Today’s Book of the Day is Digital Body Language: How to Build Trust and Connection, No Matter the Distance, written by Erica Dhawan in 2021 and published by St Martin’s Press.

Erica Dhawan is a worldwide expert and keynote speaker about leadership. She helps organizations and leaders innovate. She contributed to several publications as those by Fast Company and Harvard Business Review. She has an MPA from Harvard Kennedy School, MBA from MIT Sloan, and BS from The Wharton School.

Digital Body Language, by Erica Dhawan

I have chosen this book because I advocated, supported, and used remote working since 1997 when I first started adopting it with my customers.

This book has an ambitious goal: to be an essential, maybe the essential tool to provide the readers with practical guidance on how to better communicate and connect in a hybrid world.

For sure, the pandemic helped companies and individuals to take the leap of faith toward digital and hybrid meetings and workplaces after almost a decade of hesitancy.

This opportunity, alas, clearly showed how many were simply not prepared for this reality, and so business communication became, in the first days of remote working, an endless series of “can you hear me?”, “my connection is bad”, “your mic is off!” and so on. Add to this all the emails that were written as if they were in-person dialogues, providing not enough context or info to avoid uncertainty.

How is possible that digital communication is so difficult to figure out? Is that possible that we are unable to convey a clear message if we are not in front of our interlocutor?

Erica Dhawan, a global expert in cooperation and effective communication gives her extremely valuable contribution to the matter, with this book.

In it, the readers will find state-of-the-art research mixed with an elegant, engaging, mind-provoking writing style that will help them to become aware and read the “new” digital body language.

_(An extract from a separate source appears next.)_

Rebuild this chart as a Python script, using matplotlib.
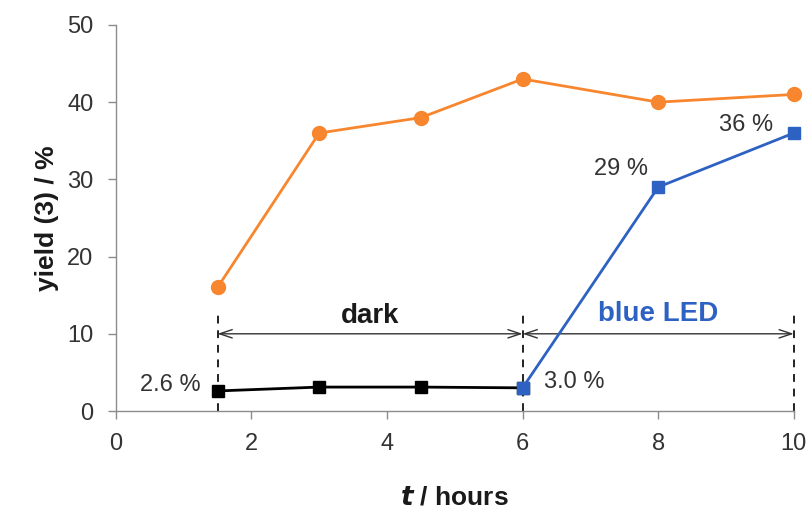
import matplotlib
matplotlib.use("Agg")
import matplotlib.pyplot as plt

plt.rcParams['font.family'] = ['Liberation Sans', 'DejaVu Sans']

# Reaction time (hours) and yields (%)
t_orange = [1.5, 3, 4.5, 6, 8, 10]
y_orange = [16, 36, 38, 43, 40, 41]

t_dark = [1.5, 3, 4.5, 6]
y_dark = [2.6, 3.1, 3.1, 3.0]

t_led = [6, 8, 10]
y_led = [3.0, 29, 36]

x_ticks = [0, 2, 4, 6, 8, 10]
y_ticks = [0, 10, 20, 30, 40, 50]

phase_bounds = [1.5, 6, 10]

orange = '#F7862E'
blue = '#2E62C2'
gray = '#8C8C8C'
txt = '#333333'

fig = plt.figure(figsize=(8.1, 5.09), dpi=100)
ax = fig.add_axes([0.143, 0.1925, 0.837, 0.7585])

ax.plot(t_orange, y_orange, color=orange, lw=2, marker='o', ms=10, zorder=3, clip_on=False)
ax.plot(t_dark, y_dark, color='black', lw=2, marker='s', ms=8, zorder=3, clip_on=False)
ax.plot(t_led, y_led, color=blue, lw=2, marker='s', ms=8, zorder=4, clip_on=False)

# phase boundaries
for xb in phase_bounds:
    ax.plot([xb, xb], [0, 13], color='#222222', lw=1.4, ls=(0, (4, 3.5)), zorder=2, clip_on=False)

# double arrows for phases
arrow_kw = dict(arrowstyle='<->,head_length=0.9,head_width=0.3', color='#333333', lw=1.0,
                shrinkA=0, shrinkB=0)
ax.annotate('', xy=(1.5, 10), xytext=(6, 10), arrowprops=arrow_kw)
ax.annotate('', xy=(6, 10), xytext=(10, 10), arrowprops=arrow_kw)

ax.text(3.75, 12.3, 'dark', ha='center', va='center', fontsize=20, fontweight='bold', color='#1a1a1a')
ax.text(8.0, 12.6, 'blue LED', ha='center', va='center', fontsize=20, fontweight='bold', color=blue)

# value labels
lab_kw = dict(fontsize=17, color=txt)
ax.text(1.25, y_dark[0] + 0.8, '2.6 %', ha='right', va='center', **lab_kw)
ax.text(6.32, y_led[0] + 0.8, '3.0 %', ha='left', va='center', **lab_kw)
ax.text(7.85, y_led[1] + 2.4, '29 %', ha='right', va='center', **lab_kw)
ax.text(9.7, y_led[2] + 1.0, '36 %', ha='right', va='center', **lab_kw)

ax.set_xlim(0, 10)
ax.set_ylim(0, 50)
ax.set_xticks(x_ticks)
ax.set_yticks(y_ticks)
ax.tick_params(axis='both', colors=gray, labelcolor=txt, labelsize=17, length=6, width=1)
ax.tick_params(axis='x', pad=10)
ax.tick_params(axis='y', pad=10)
for s in ['top', 'right']:
    ax.spines[s].set_visible(False)
for s in ['left', 'bottom']:
    ax.spines[s].set_color(gray)
    ax.spines[s].set_linewidth(1)

ax.set_ylabel('yield (3) / %', fontsize=19, fontweight='bold', color='#1a1a1a', labelpad=6)
ax.set_xlabel(r'$\boldsymbol{t}$ / hours', fontsize=19, fontweight='bold', color='#1a1a1a', labelpad=22)

fig.savefig('out.png', dpi=100)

When we are in the same space with the people we are talking to we are able to read the signals they send us with their bodies, posture, and eye contact. We know how to properly listen and how to interact.
When we are online, things are different. We must develop new skills such as giving more attention to reading and writing clearly, making a purposeful video meeting, and learning how to engage people remotely.

Dhawan shows that when the reader grasps a few key concepts, these can be adopted from small talk to webinars, online conferences, and video meetings. Once the reader will have understood the key to digital communication, writing an effective email message or preparing a presentation will be no longer an issue.

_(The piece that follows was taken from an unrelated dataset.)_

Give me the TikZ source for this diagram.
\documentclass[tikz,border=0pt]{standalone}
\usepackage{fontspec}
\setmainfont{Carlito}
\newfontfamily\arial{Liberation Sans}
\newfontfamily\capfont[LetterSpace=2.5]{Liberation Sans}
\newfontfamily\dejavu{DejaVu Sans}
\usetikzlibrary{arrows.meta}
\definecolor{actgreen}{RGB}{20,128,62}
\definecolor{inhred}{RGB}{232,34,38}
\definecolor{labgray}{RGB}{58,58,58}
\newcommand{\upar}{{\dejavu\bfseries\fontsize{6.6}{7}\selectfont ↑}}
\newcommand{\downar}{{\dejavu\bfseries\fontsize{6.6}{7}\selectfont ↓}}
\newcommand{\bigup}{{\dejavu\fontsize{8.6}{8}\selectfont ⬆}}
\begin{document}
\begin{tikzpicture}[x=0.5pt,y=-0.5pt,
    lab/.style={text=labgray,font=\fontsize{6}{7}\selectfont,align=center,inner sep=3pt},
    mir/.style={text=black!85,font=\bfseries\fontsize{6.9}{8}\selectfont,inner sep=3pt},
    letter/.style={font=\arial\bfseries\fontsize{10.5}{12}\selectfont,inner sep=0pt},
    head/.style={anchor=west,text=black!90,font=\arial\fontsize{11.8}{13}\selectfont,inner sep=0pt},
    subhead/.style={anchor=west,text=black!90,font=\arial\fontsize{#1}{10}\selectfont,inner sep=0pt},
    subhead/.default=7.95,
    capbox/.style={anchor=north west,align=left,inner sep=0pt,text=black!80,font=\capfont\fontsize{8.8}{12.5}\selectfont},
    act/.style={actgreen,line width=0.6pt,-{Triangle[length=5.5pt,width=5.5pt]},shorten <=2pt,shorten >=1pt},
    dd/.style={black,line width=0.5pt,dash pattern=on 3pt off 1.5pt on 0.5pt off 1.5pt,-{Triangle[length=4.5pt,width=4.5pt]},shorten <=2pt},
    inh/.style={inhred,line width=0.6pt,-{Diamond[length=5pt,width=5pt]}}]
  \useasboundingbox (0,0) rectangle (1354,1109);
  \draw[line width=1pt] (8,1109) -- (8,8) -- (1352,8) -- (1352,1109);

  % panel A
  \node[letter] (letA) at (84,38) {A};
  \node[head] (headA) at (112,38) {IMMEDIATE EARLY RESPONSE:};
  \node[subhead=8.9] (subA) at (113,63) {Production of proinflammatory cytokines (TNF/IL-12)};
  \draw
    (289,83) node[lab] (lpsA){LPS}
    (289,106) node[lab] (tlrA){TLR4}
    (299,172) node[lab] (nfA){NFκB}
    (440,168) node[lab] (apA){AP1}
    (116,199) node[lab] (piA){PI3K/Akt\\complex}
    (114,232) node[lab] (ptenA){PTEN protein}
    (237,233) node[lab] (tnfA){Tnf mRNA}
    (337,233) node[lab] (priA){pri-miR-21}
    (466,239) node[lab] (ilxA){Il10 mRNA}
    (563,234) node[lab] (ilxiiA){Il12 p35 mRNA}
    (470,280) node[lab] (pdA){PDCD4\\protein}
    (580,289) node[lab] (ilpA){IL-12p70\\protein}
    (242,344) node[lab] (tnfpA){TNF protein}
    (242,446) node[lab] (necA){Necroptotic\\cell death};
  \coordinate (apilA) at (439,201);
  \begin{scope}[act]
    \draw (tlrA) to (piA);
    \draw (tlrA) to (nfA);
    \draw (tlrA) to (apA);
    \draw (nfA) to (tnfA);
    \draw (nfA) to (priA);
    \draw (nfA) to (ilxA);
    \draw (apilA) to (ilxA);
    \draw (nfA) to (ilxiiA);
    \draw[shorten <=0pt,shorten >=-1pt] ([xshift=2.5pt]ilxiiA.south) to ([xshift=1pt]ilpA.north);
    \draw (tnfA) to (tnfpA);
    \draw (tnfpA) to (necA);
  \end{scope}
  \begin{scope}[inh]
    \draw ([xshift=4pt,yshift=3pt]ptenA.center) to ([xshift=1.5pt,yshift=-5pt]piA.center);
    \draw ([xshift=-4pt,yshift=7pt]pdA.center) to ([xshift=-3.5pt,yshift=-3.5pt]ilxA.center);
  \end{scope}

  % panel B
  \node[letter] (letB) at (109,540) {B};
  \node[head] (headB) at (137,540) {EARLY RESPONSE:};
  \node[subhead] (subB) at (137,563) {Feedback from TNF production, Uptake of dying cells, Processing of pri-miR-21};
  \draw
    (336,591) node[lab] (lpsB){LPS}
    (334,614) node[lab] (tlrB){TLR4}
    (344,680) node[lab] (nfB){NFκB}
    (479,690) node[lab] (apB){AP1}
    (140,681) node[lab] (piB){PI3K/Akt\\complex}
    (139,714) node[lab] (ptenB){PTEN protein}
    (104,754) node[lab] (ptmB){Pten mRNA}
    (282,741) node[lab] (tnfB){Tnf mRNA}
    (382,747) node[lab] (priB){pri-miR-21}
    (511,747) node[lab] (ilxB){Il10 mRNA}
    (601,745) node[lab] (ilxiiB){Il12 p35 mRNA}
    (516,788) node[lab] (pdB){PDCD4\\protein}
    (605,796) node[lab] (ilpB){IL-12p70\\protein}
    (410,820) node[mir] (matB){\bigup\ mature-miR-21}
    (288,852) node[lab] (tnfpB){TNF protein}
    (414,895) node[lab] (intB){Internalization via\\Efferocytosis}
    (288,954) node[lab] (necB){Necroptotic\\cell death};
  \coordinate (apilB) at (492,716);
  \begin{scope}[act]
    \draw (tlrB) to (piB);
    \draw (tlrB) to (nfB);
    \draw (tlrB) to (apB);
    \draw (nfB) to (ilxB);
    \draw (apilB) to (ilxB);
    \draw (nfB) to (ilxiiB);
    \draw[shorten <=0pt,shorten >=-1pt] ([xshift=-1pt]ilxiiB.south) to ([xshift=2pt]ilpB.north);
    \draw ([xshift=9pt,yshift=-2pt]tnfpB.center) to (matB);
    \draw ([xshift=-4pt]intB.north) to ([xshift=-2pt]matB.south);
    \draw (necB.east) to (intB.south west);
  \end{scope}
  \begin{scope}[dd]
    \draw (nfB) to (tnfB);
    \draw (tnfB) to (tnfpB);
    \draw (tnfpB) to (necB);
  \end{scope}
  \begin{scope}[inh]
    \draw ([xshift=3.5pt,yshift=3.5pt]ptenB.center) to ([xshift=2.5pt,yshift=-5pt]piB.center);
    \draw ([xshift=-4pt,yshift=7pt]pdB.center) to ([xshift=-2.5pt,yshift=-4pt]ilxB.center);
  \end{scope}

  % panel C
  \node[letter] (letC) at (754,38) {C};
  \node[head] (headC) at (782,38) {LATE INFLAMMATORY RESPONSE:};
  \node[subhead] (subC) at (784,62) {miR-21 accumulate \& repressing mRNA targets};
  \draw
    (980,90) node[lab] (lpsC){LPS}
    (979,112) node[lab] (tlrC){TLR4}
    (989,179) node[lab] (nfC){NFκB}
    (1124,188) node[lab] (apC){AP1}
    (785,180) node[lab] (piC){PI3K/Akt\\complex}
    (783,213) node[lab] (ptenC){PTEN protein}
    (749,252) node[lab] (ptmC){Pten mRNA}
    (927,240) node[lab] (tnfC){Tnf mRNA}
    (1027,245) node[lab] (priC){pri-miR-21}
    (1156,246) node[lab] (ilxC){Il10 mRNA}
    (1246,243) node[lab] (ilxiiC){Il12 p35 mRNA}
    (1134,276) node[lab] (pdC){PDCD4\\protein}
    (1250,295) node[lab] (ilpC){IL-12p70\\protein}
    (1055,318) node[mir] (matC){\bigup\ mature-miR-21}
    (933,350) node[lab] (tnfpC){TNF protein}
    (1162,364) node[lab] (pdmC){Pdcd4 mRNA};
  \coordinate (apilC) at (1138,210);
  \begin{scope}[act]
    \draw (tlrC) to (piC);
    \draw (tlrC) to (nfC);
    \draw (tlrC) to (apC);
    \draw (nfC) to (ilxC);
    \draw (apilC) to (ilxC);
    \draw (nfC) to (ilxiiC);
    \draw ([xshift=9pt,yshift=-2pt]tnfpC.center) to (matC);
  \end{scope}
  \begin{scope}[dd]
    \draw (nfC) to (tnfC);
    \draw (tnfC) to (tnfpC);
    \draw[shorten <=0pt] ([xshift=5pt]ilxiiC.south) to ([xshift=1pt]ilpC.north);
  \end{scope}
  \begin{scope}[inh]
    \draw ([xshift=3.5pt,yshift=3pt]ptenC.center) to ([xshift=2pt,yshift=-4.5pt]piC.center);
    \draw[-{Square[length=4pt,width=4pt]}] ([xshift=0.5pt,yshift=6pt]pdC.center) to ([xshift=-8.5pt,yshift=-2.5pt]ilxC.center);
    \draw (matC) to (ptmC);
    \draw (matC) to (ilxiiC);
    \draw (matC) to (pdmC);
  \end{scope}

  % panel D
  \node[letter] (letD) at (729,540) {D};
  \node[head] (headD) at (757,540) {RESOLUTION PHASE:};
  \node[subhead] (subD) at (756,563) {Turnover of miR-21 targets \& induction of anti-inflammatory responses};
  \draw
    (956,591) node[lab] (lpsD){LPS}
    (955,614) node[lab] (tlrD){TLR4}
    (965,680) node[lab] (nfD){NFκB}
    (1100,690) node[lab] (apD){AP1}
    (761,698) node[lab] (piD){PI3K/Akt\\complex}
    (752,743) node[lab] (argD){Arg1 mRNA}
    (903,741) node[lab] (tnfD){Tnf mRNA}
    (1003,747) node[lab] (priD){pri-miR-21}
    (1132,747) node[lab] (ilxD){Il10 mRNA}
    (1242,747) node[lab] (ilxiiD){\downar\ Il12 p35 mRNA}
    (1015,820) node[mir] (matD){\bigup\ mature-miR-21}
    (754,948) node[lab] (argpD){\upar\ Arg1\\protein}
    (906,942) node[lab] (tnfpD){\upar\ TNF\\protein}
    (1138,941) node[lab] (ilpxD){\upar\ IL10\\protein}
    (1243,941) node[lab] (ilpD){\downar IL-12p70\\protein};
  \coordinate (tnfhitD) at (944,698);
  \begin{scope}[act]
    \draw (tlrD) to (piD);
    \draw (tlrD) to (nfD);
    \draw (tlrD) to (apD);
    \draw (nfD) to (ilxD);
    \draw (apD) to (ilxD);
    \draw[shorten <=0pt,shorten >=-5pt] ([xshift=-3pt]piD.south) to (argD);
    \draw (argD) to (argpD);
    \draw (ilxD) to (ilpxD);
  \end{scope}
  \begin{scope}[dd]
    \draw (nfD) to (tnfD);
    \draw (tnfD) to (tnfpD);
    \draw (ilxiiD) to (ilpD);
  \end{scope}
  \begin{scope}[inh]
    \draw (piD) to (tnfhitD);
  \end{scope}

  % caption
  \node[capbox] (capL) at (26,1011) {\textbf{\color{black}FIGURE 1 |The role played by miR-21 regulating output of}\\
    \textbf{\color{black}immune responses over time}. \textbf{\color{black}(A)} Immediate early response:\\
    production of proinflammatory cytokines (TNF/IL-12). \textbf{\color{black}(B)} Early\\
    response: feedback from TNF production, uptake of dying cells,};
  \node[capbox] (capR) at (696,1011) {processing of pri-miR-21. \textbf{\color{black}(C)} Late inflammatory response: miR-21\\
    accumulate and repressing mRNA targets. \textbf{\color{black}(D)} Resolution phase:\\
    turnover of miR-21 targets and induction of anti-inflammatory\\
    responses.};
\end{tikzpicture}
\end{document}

What this book does extremely well is to teach a practical way to feel again that positive sense of inclusion and belonging by rethinking how we behave when we communicate online.

The readers will be guided into learning how to understand, read, and use online the essential signals that will show and give our audience trust, knowledge, and empathy.

I recommend this book to everyone, as it will help everyone in developing a brand new digital body language.